Salvador Moreno Peralta

Manolo y la existencia capicúa

Un año sin Manuel Alcántara

Manuel Alcántara, en una imagen de 2015.
Manuel Alcántara, en una imagen de 2015. / Jorge Zapata / Efe

17 de abril 2020 - 07:15

Escribo estas líneas convencido de que no las va a leer nadie. Quizás Lola, Juan, Teo, Rafa, Paco, José Luis …y algunos más, porque no podemos pensar que Manolo tenía solo un círculo de adoradores; por lo pronto, todos aquellos que declaraban empezar el periódico por la última página, para leer su columna primero, aunque no siempre fuera cierto. De los géneros literarios y subgéneros afines, uno de los más tópicos es el de los obituarios y las efemérides, y entre el glosario de frases memorables de este grandísimo búho de las letras españolas estaba el de “no aburrir a Dios por encima de todas las cosas”. Aburrir hablando de Manolo es para que le maten a uno, de ahí la brevedad de este comentario al año de su partida.

Algunos privilegiados rompimos con Manolo la barrera de la admiración -que marca distancias- y entramos en el de la amistad, aunque ello impusiera una disciplina, la que exige el ingreso en una selecta hermandad: había que amar la vida, conseguir que chisporroteara en cada detalle, desde un soneto a un gol por la escuadra, desde Quevedo a Di Stéfano, había que saber reírse de todo y de todos, sin más frontera que la humillación, había que saber acompasar nuestro hígado al suyo, ser liberal acérrimo -en la acepción primera y quinta de la RAE- y, a ser posible, manifestar ese punto de cosmopolitismo que te daba el haber vivido las noches de Madrid en unos años difíciles que, como él decía, “eran los más nuestros”.

Sin ser muy conscientes estábamos empapados de Manolo hasta el punto de que, al afrontar cualquier situación, le teníamos como un verdadero vademécum vital. ¿Qué haría o diría Manolo en tal o cual situación? Pero me es difícil imaginarlo hoy ante esta tragedia que la misericordia divina le evitó.
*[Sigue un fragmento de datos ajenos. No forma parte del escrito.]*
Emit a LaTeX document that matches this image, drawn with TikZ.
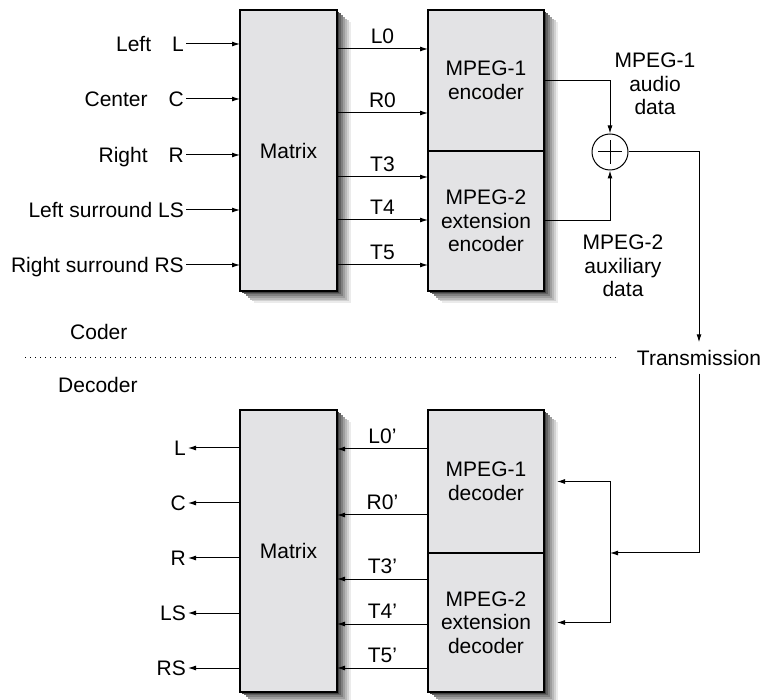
\documentclass[tikz,border=0pt]{standalone}
\usepackage{fontspec}
\setmainfont{Liberation Sans}
\usetikzlibrary{arrows.meta,positioning,shadows}
\definecolor{blockfill}{HTML}{E3E3E5}

\begin{document}
\begin{tikzpicture}[x=1pt, y=-1pt, >={Latex[length=8pt,width=5pt]},
  every node/.style={font=\fontsize{21}{23.5}\selectfont, align=center},
  blockshade/.style={
    general shadow={shadow xshift=14pt, shadow yshift=-12pt, fill=black!8},
    general shadow={shadow xshift=12pt, shadow yshift=-10.3pt, fill=black!18},
    general shadow={shadow xshift=10pt, shadow yshift=-8.6pt, fill=black!28},
    general shadow={shadow xshift=8pt, shadow yshift=-6.9pt, fill=black!38},
    general shadow={shadow xshift=6pt, shadow yshift=-5.1pt, fill=black!50},
    general shadow={shadow xshift=4pt, shadow yshift=-3.4pt, fill=black!62},
    general shadow={shadow xshift=2pt, shadow yshift=-1.7pt, fill=black!75}},
  block/.style={draw, line width=1.8pt, fill=blockfill, inner sep=0pt, outer sep=0pt, minimum width=97pt, blockshade},
  codec/.style={minimum width=116pt},
  lbl/.style={inner sep=2pt, text height=15pt, text depth=0pt},
  flow/.style={->, line width=1pt}]
\useasboundingbox (0,0) rectangle (761,700);

% coder side
\node[block, minimum height=281pt] (mtxA) at (288.5,150.5) {Matrix};
\node[block, codec, minimum height=141pt, anchor=north west] (enc1) at ([xshift=91pt]mtxA.north east) {MPEG-1\\encoder};
\node[block, codec, minimum height=140pt, below=0pt of enc1] (enc2) {MPEG-2\\extension\\encoder};

\foreach \y/\nm/\txt in {44/L/{Left\quad L},99/C/{Center\quad C},155/R/{Right\quad R},210/LS/{Left surround LS},265/RS/{Right surround RS}}{
  \node[lbl, anchor=east] (in\nm) at (186,\y) {\txt};
  \draw[flow] (in\nm.east) -- (in\nm.east -| mtxA.west);
}
\foreach \y/\nm in {49/L0,113/R0,177/T3,220/T4,265/T5}
  \draw[flow] (mtxA.east |- 0,\y) -- node[lbl, above=3pt] (lab\nm) {\nm} (enc1.west |- 0,\y);

\node[draw, circle, line width=1pt, minimum size=36pt, inner sep=0pt] (sum) at (610,152) {};
\draw[line width=1pt] ([xshift=-12pt]sum.center) -- ([xshift=12pt]sum.center)
  ([yshift=-12pt]sum.center) -- ([yshift=12pt]sum.center);
\draw[flow] (enc1.east) -| (sum.north);
\draw[flow] (enc2.east) -| (sum.south);
\node (audio) at (655,84) {MPEG-1\\audio\\data};
\node (aux) at (623,266) {MPEG-2\\auxiliary\\data};

% transmission
\node[lbl, inner ysep=8pt] (trans) at (699,358) {Transmission};
\draw[flow] (sum.east) -| (trans.north);
\node[lbl, anchor=west] (coder) at (68,332) {Coder};
\node[lbl, anchor=west] (decoder) at (56,385) {Decoder};
\coordinate (cutL) at (25,358);
\draw[line width=1pt, dash pattern=on 1.2pt off 3.8pt] (cutL) -- ([xshift=-16pt]trans.west);

% decoder side
\node[block, minimum height=282pt] (mtxB) at (288.5,551) {Matrix};
\node[block, codec, minimum height=143pt, anchor=north west] (dec1) at ([xshift=91pt]mtxB.north east) {MPEG-1\\decoder};
\node[block, codec, minimum height=139pt, below=0pt of dec1] (dec2) {MPEG-2\\extension\\decoder};

\coordinate (fork) at (610,553);
\draw[flow] (trans.south) |- (fork);
\draw[line width=1pt] (fork |- dec1.east) -- (fork |- dec2.east);
\draw[flow] (fork |- dec1.east) -- ([xshift=13pt]dec1.east);
\draw[flow] (fork |- dec2.east) -- ([xshift=13pt]dec2.east);

\foreach \y/\nm in {449/L0,515/R0,579/T3,624/T4,668/T5}
  \draw[flow] (dec1.west |- 0,\y) -- node[lbl, above=3pt] (labB\nm) {\nm'} (mtxB.east |- 0,\y);
\foreach \y/\nm in {448/L,503/C,558/R,613/LS,668/RS}{
  \node[lbl, anchor=east] (out\nm) at (188,\y) {\nm};
  \draw[flow] (out\nm.east -| mtxB.west) -- (out\nm.east);
}
\end{tikzpicture}
\end{document}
No obstante ya iba pregonando hace tiempo que había vivido una existencia capicúa: había nacido con una guerra civil y vislumbraba apesadumbrado que moriría con otra. Esto le producía una enorme tristeza a quien había dedicado su vida a combatir el odio. Este año sin verle lo hemos considerado más o menos como una ausencia transitoria. Ahora, ante el atronador ruido de la hecatombe y la envilecedora confusión de las redes, es cuando más falta hacía la sosegada lección de sus columnas. Leer en estos momentos a Manolo, sus artículos y poemas, es, en su intimidad, algo parecido a los aplausos en los balcones: un afloramiento de dignidad, un destello de grandeza humana, un acto de amor en tiempos del cólera. Y todo eso está muy bien, pero es entonces cuando te das cuenta de que ya no volveremos a almorzar juntos.